Geschlechterforschung ist Querschnittsperspektive
Gender-Forschung ist heute ein unverzichtbarer Bestandteil jeder sozial-, geistes- oder kulturwissenschaftlichen Forschung. Die Ausgangsthese besagt, dass der Frage nach der Bedeutung von Geschlecht ein zentraler Stellenwert in Gesellschaft, Kultur und Wissenschaft zukommt. Genderforschung kann freilich nie isoliert betrieben werden, sondern sie versteht sich seit ihren Anfängen vor mehr als 30 Jahren als fächerübergreifende Forschungsperspektive mit gesellschaftspolitischer, kultureller und wissenschaftskritischer Relevanz.
Ein wissenschaftlicher Blick auf die Gesellschaft
Um z. B. zu verstehen, wie die Strukturen des geschlechtersegregierten Arbeitsmarktes mit den Lohn- und Karriereunterschieden zwischen Frauen und Männern zusammenhängen (BWL + VWL), ist es notwendig, einen Blick auf die entsprechenden Bildungswege und die Berufsentscheidungen zu werfen (Erziehungswissenschaft, Psychologie). Um zu erkennen, warum die politische Repräsentanz von Frauen trotz formal gleichem Zugang nach wie vor ungleichgewichtig ist (Politikwissenschaft), ist Wissen über die historische Entwicklung politischer Verhältnisse erforderlich (Geschichte).
Interfakultärer Forschungsschwerpunkt an der LFU
Gender Studies wurden den letzten beiden Jahrzehnten weltweit an Universitäten etabliert und institutionalisiert. An der LFU wird in einigen Fachdisziplinen zum Teil bereits seit zwei Jahrzehnten die zentrale Bedeutung von Geschlecht erforscht. In Anerkennung dieser Forschungsleistung wurde im Entwicklungsplan der interfakultäre Forschungsschwerpunkt „Geschlechterforschung: Identitäten – Diskurse – Identitäten“ eingerichtet und prominent gereiht, der diese Forschungsperspektive nun innovativ weiterentwickelt.
Ein wesentliches Element im Rahmen dieses FSP ist die Vernetzung der Forscherinnen und Forscher, die an 7 der 15 Fakultäten sowie am Forschungsinstitut Brenner-Archiv unserer Universität und auch an der Medizinuniversität tätig sind. Letzte Woche wurde der 3. Workshop dieser ForscherInnengruppe durchgeführt.

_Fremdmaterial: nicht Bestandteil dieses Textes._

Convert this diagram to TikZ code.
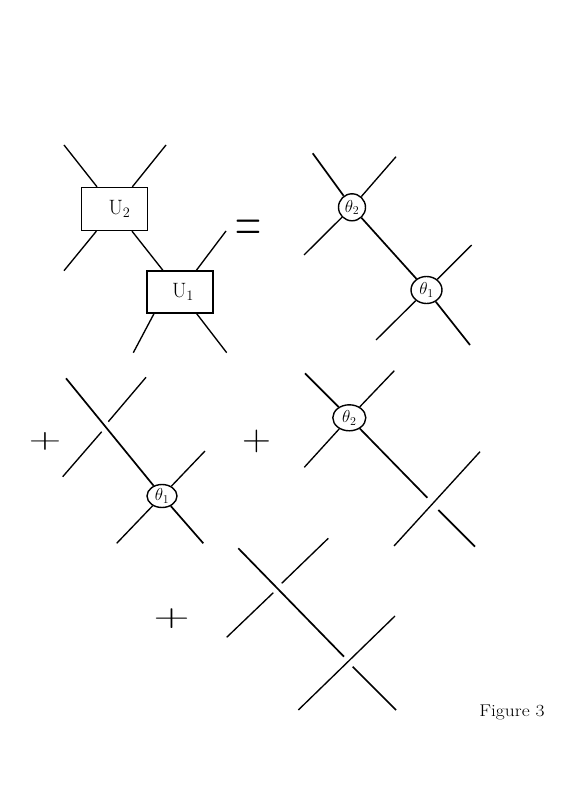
\documentclass[tikz,border=0pt]{standalone}
\usepackage{graphicx}
\usetikzlibrary{shapes.geometric,calc}
\begin{document}
\begin{tikzpicture}[x=1pt,y=-1pt,
  thinline/.style={line width=1.35pt},
  mainline/.style={line width=1.7pt},
  gate/.style={draw,line width=1.3pt,minimum width=66pt,minimum height=43pt,inner sep=0pt,font=\fontsize{20.74}{22}\selectfont},
  blob/.style={draw,ellipse,line width=1.4pt,inner sep=0pt,font=\fontsize{17.28}{18}\selectfont},
  op/.style={inner sep=0pt}]
\useasboundingbox[fill=white] (0,0) rectangle (574,794);

% ---------- row 1 left: gates ----------
\node[gate] (U2) at (114.5,209) {\hspace{10pt}$\mathrm{U}_2$};
\node[gate,minimum height=42pt] (U1) at (180,292) {\hspace{6pt}$\mathrm{U}_1$};
\coordinate (a1) at (64,145);
\coordinate (a2) at (166,145);
\coordinate (a3) at (64,270.7);
\coordinate (a4) at (226,231);
\coordinate (a5) at (133.3,352.7);
\coordinate (a6) at (226.7,352.7);
\draw[thinline] (a1) -- (U2);
\draw[thinline] (a2) -- (U2);
\draw[thinline] (a3) -- (U2);
\draw[thinline] (U2) -- (U1);
\draw[thinline] (a4) -- (U1);
\draw[thinline] (a5) -- ($(U1.south)+(-26,0)$);
\draw[thinline] (a6) -- (U1);

\node[op] (eq) at (248.8,230.8) {\scalebox{1}[1.75]{\fontsize{36}{36}\selectfont =}};

% ---------- row 1 right ----------
\node[blob,minimum width=27pt,minimum height=27pt] (T2) at (352,207.3) {$\theta_2$};
\node[blob,minimum width=31pt,minimum height=27pt] (T1) at (426.5,290) {$\theta_1$};
\coordinate (b1) at (312.7,153.3);
\coordinate (b2) at (396,156.7);
\coordinate (b3) at (304,255);
\coordinate (b4) at (471.7,245);
\coordinate (b5) at (376,340);
\coordinate (b6) at (470,345);
\draw[mainline] (b1) -- (T2);
\draw[thinline] (b2) -- (T2);
\draw[thinline] (b3) -- (T2);
\draw[mainline] (T2) -- (T1);
\draw[thinline] (b4) -- (T1);
\draw[thinline] (b5) -- (T1);
\draw[mainline] (b6) -- (T1);

% ---------- row 2 left ----------
\node[op] (p1) at (45,441.5) {\scalebox{1}[0.63]{\fontsize{45}{45}\selectfont +}};
\node[blob,minimum width=30pt,minimum height=23pt] (T3) at (162,496) {$\theta_1$};
\coordinate (c1) at (66,378.3);
\coordinate (c2) at (146,377.3);
\coordinate (c2b) at (108.3,421.7);
\coordinate (c3b) at (101.7,431.7);
\coordinate (c3) at (62.7,476.7);
\coordinate (c4) at (205,451);
\coordinate (c5) at (116.7,543.3);
\coordinate (c6) at (203.3,543.3);
\draw[mainline] (c1) -- (T3);
\draw[thinline] (c2) -- (c2b);
\draw[thinline] (c3b) -- (c3);
\draw[thinline] (c4) -- (T3);
\draw[thinline] (c5) -- (T3);
\draw[mainline] (c6) -- (T3);

% ---------- row 2 right ----------
\node[op] (p2) at (256.7,441.5) {\scalebox{1}[0.91]{\fontsize{40}{40}\selectfont +}};
\node[blob,minimum width=33pt,minimum height=26pt] (T4) at (349.3,417.8) {$\theta_2$};
\coordinate (d1) at (305,373.3);
\coordinate (d2) at (394.3,370.7);
\coordinate (d3) at (304.3,467.3);
\coordinate (d4) at (427.3,497.7);
\coordinate (d5) at (438.3,510);
\coordinate (d6) at (475,546.7);
\coordinate (d7) at (480,451.7);
\coordinate (d8) at (394,546);
\draw[mainline] (d1) -- (T4);
\draw[thinline] (d2) -- (T4);
\draw[thinline] (d3) -- (T4);
\draw[mainline] (T4) -- (d4);
\draw[mainline] (d5) -- (d6);
\draw[thinline] (d7) -- (d8);

% ---------- row 3 ----------
\node[op] (p3) at (171.7,618.8) {\scalebox{1}[0.63]{\fontsize{50}{50}\selectfont +}};
\coordinate (e1) at (238.3,548.3);
\coordinate (e2) at (344,656.7);
\coordinate (e3) at (352.7,666.7);
\coordinate (e4) at (396,710);
\coordinate (e5) at (328.3,538.3);
\coordinate (e6) at (281.7,583.3);
\coordinate (e7) at (273.3,592.7);
\coordinate (e8) at (226.7,637.3);
\coordinate (e9) at (395,616);
\coordinate (e10) at (298.3,710);
\draw[mainline] (e1) -- (e2);
\draw[mainline] (e3) -- (e4);
\draw[thinline] (e5) -- (e6);
\draw[thinline] (e7) -- (e8);
\draw[thinline] (e9) -- (e10);

% ---------- caption ----------
\node[op] (fig) at (512,712) {\scalebox{1.15}[1]{\fontsize{17}{17}\selectfont Figure 3}};
\end{tikzpicture}
\end{document}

Thematisch stand bei dieser Veranstaltung die Bedeutung des Begriffs „gender“ in den beteiligten Fachbereichen im Mittelpunkt. „Gender“ bezeichnet – in Differenzierung zum Begriff „sex“ – alles, was in einer Kultur als typisch für ein bestimmtes Geschlecht angesehen wird; er verweist nicht unmittelbar auf die körperlichen Geschlechtsmerkmale.
Entlang der Leitfragen wie „Wie wird der Begriff ‚gender’ in den jeweiligen Fachbereichen verwendet?“, „In welche Wissenstraditionen wird der Begriff in der eigenen Disziplin eingeordnet?“ oder auch „Welche Aspekte der Genderforschung finden Eingang in den ‚mainstream’ der Disziplin und welche Aspekte bleiben exkludiert?“ wurde ein intensiver für alle Gewinn bringender fachlicher Austausch betrieben. Neben drei Hauptreferaten aus den Bereichen Geschichte (Dr. Maria Heidegger / Institut für Geschichte, Maga Kordula Schnegg / Institut für Alte Geschichte und Altorientalistik), Theologie (Dr. Gertraud Ladner / Institut für Systematische Theologie) und Sozialwissenschaften (Prof. Dr. Erna Appelt / Institut für Politikwissenschaft) wurden die Zugangsweisen der anderen beteiligten Fachdisziplinen sowie der Medizinuniversität Innsbruck präsentiert und diskutiert. Die Ergebnisse des Workshops werden in Form einer Broschüre der Universitätsöffentlichkeit zugänglich gemacht werden.
Pläne für die nahe Zukunft
Darüber hinaus wurden bei dieser Veranstaltung auch konkrete mittel- und langfristige Pläne geschmiedet. Beispielsweise wird es im kommenden Wintersemester eine Interdisziplinäre Ringvorlesung mit dem Titel „Geschlechterpolitik unter Stress“ und einen Workshop zur Frage „Vermittlung von Genderforschung in der Lehre“ geben. Für das kommende Sommersemester sind eine internationale Tagung zum Thema „Kritik der Gefühle“ (22. - 24. März 2007, Institut für Politikwissenschaft) sowie ein Workshop über poststrukturalistische Gendertheorien in den Geschichtswissenschaften in Planung.